For years I didn’t know what it meant but I could tell he thought it was funny. Especially when I was eight years old and just headed out with other kids. He never bothered to explain it but, as I got older, I figured it out.
And that gradual slide into understanding what is being said to you is like the pleasure of watching a movie -- not a proof or an essay but a story that brings problems and funny ideas and the threat of disappointment into your mind -- by way of performances and the controlling of light and rhythm. When it works, it’s an authentic and heartfelt sleight of hand.
Write When You Get Work, the movie, is a love story and portrait of New York, a city where people live and walk in unexpected combinations, in their own heads but together.
The characters in the movie, Ruth and Jonny, and also Nan and Steven (Rachel Keller & Finn Wittrock, Emily Mortimer & James Ransone), have loved each other and lost each other. They crowd each other, taunt each other, and evolve toward each other in wavy lines. And their story ends with a simple camera move and a track aptly, for this movie, called Money Makes Me Crazy (BLUR).
We built a cast of perfect strangers, some of them with enormous experience and several making their feature debut, and we built a fictional universe to rhyme with the real one. We shot the movie on Super16mm film in 20 days on the Upper East Side and in the Bronx, under the Throgs Neck Bridge in a waterfront neighborhood called Locust Point. We got through production and post-production, and post post-production, with the kind of improvised navigation that drives the plot of the movie itself. And filming itself was nothing less than extraordinary thanks to the wit and brilliance of Robert Elswit, our Oscar-winning Director of Photography.

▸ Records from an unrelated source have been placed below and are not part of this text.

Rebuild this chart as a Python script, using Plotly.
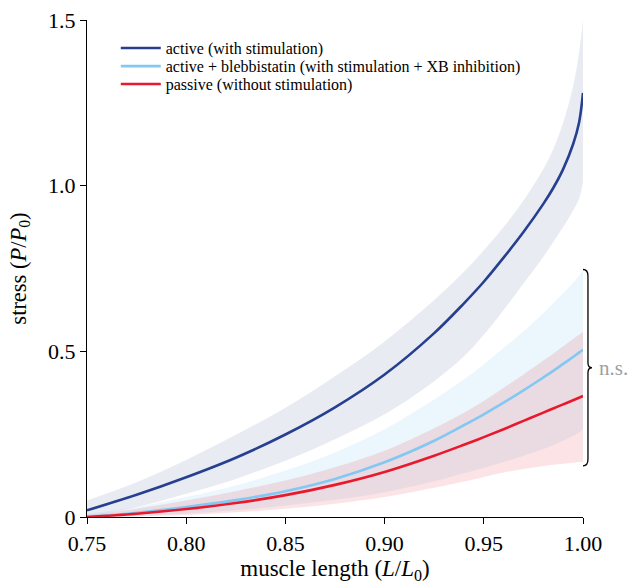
import plotly.graph_objects as go

# ---- data ----
x = [0.75, 0.775, 0.80, 0.825, 0.85, 0.875, 0.90, 0.925, 0.94, 0.95, 0.96, 0.97,
     0.98, 0.985, 0.99, 0.995, 0.998, 1.00]

active_mean = [0.02, 0.067, 0.12, 0.179, 0.249, 0.331, 0.43, 0.555, 0.645, 0.71, 0.783, 0.86,
               0.945, 0.993, 1.05, 1.125, 1.19, 1.28]
active_upper = [0.05, 0.105, 0.172, 0.248, 0.33, 0.425, 0.53, 0.655, 0.74, 0.805, 0.875, 0.955,
                1.05, 1.11, 1.19, 1.30, 1.40, 1.50]
active_lower = [0.0, 0.03, 0.07, 0.115, 0.17, 0.235, 0.31, 0.41, 0.485, 0.55, 0.625, 0.705,
                0.785, 0.83, 0.875, 0.925, 0.96, 1.01]

bleb_mean = [0.0, 0.013, 0.03, 0.051, 0.078, 0.115, 0.165, 0.23, 0.277, 0.31, 0.345, 0.382,
             0.421, 0.441, 0.462, 0.483, 0.496, 0.505]
bleb_upper = [0.01, 0.03, 0.06, 0.095, 0.14, 0.195, 0.265, 0.355, 0.415, 0.46, 0.51, 0.56,
              0.615, 0.645, 0.675, 0.707, 0.727, 0.745]
bleb_lower = [0.0, 0.003, 0.01, 0.02, 0.035, 0.052, 0.075, 0.108, 0.132, 0.148, 0.166, 0.185,
              0.205, 0.217, 0.23, 0.245, 0.255, 0.265]

pass_mean = [0.0, 0.01, 0.024, 0.042, 0.066, 0.097, 0.136, 0.185, 0.218, 0.241, 0.265, 0.29,
             0.315, 0.3275, 0.34, 0.3525, 0.36, 0.365]
pass_upper = [0.005, 0.025, 0.05, 0.078, 0.11, 0.15, 0.20, 0.268, 0.315, 0.35, 0.39, 0.43,
              0.472, 0.493, 0.515, 0.537, 0.55, 0.56]
pass_lower = [0.0, 0.002, 0.006, 0.014, 0.025, 0.04, 0.06, 0.088, 0.107, 0.121, 0.134, 0.145,
              0.154, 0.158, 0.161, 0.164, 0.166, 0.167]

x_ticks = [0.75, 0.80, 0.85, 0.90, 0.95, 1.00]
x_ticklabels = ["0.75", "0.80", "0.85", "0.90", "0.95", "1.00"]
y_ticks = [0, 0.5, 1.0, 1.5]
y_ticklabels = ["0", "0.5", "1.0", "1.5"]

names = ["active (with stimulation)",
         "active + blebbistatin (with stimulation + XB inhibition)",
         "passive (without stimulation)"]

# bracket span (stress values) for the n.s. marker
bracket_top, bracket_bottom = 0.747, 0.154

FONT = "Times New Roman, Liberation Serif, serif"
C_ACTIVE = "#263f8e"
C_BLEB = "#82c8f2"
C_PASS = "#e8192c"

fig = go.Figure()

def band(lower, upper, fillcolor):
    fig.add_trace(go.Scatter(x=x, y=lower, mode="lines", line=dict(width=0, shape="spline"),
                             showlegend=False, hoverinfo="skip"))
    fig.add_trace(go.Scatter(x=x, y=upper, mode="lines", line=dict(width=0, shape="spline"),
                             fill="tonexty", fillcolor=fillcolor, showlegend=False, hoverinfo="skip"))

band(active_lower, active_upper, "rgba(38,63,142,0.10)")
band(bleb_lower, bleb_upper, "rgba(130,200,242,0.16)")
band(pass_lower, pass_upper, "rgba(232,25,44,0.12)")

for ys, nm, col, lg in [(active_mean, names[0], C_ACTIVE, "legend"),
                        (bleb_mean, names[1], C_BLEB, "legend2"),
                        (pass_mean, names[2], C_PASS, "legend3")]:
    fig.add_trace(go.Scatter(x=x, y=ys, mode="lines", name=nm, legend=lg,
                             line=dict(color=col, width=2.6, shape="spline")))

# bracket "}" drawn in paper-x / data-y coordinates
mid = (bracket_top + bracket_bottom) / 2
xl, xm, xr = 1.0, 1.010, 1.018
path = (f"M {xl},{bracket_top} Q {xm},{bracket_top} {xm},{bracket_top-0.02} "
        f"L {xm},{mid+0.015} Q {xm},{mid} {xr},{mid} Q {xm},{mid} {xm},{mid-0.015} "
        f"L {xm},{bracket_bottom+0.02} Q {xm},{bracket_bottom} {xl},{bracket_bottom}")
fig.add_shape(type="path", path=path, xref="paper", yref="y",
              line=dict(color="black", width=1.3))
fig.add_annotation(x=1.028, y=mid, xref="paper", yref="y", text="n.s.", showarrow=False,
                   xanchor="left", yanchor="middle",
                   font=dict(family=FONT, size=21, color="#a0a0a0"))

leg_common = dict(x=0.058, xanchor="left", yanchor="middle",
                  font=dict(family=FONT, size=16, color="black"),
                  bgcolor="rgba(0,0,0,0)", itemwidth=40)

fig.update_layout(
    width=632, height=584,
    margin=dict(l=87, r=49, t=20, b=67, autoexpand=False),
    paper_bgcolor="white", plot_bgcolor="white",
    font=dict(family=FONT, color="black"),
    legend=dict(y=0.9435, **leg_common),
    legend2=dict(y=0.907, **leg_common),
    legend3=dict(y=0.871, **leg_common),
    showlegend=True,
)
fig.update_xaxes(range=[0.75, 1.0], tickvals=x_ticks, ticktext=x_ticklabels, automargin=False,
                 showgrid=False, zeroline=False, showline=True, linecolor="black", linewidth=1.2,
                 ticks="outside", ticklen=6, tickcolor="black", tickfont=dict(family=FONT, size=22),
                 title=dict(text="muscle length (<i>L</i>/<i>L</i><sub>0</sub>)",
                            font=dict(family=FONT, size=23), standoff=6))
fig.update_yaxes(range=[0, 1.5], tickvals=y_ticks, ticktext=y_ticklabels, automargin=False,
                 showgrid=False, zeroline=False, showline=True, linecolor="black", linewidth=1.2,
                 ticks="outside", ticklen=6, tickcolor="black", tickfont=dict(family=FONT, size=22),
                 title=dict(text="stress (<i>P</i>/<i>P</i><sub>0</sub>)",
                            font=dict(family=FONT, size=22.5), standoff=15))

fig.write_html("out.html", config={"displayModeBar": False},
               post_script="document.body.style.margin='0';")
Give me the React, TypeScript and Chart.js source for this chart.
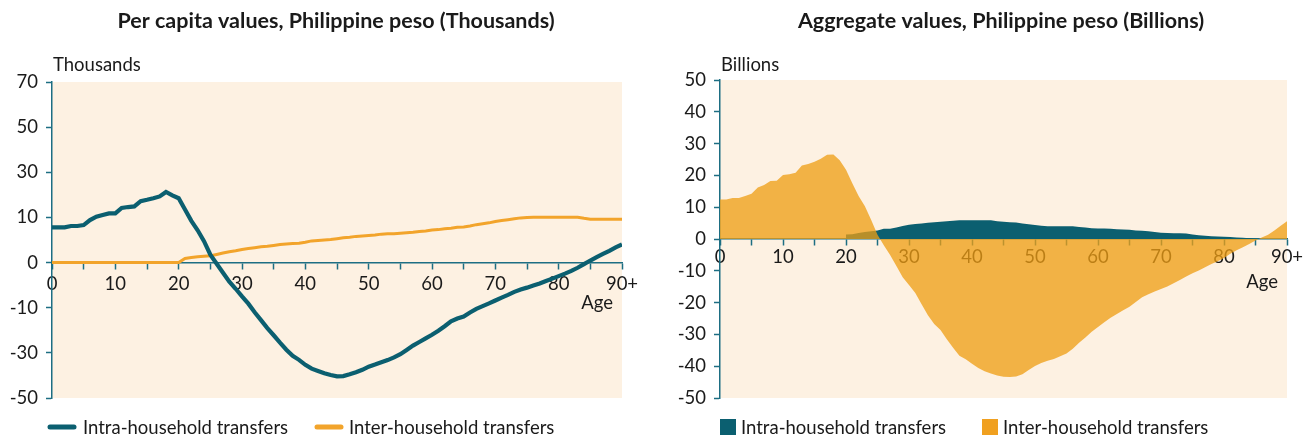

Robert and I threw scenes from Out of the Past onto the screen of his iPad not long before we started shooting and we were off to the races together. He and I had worked together before, in vastly different contexts, but always with efficiency and intuition. This movie gave us a chance to work together again for which I’m deeply grateful.
We jumped on the subway, we hailed real cabs, we laid track and stole shots on sidewalks out in front of delis. We made last-ditch pleas for perfect locations. We pulled rabbits out of hats.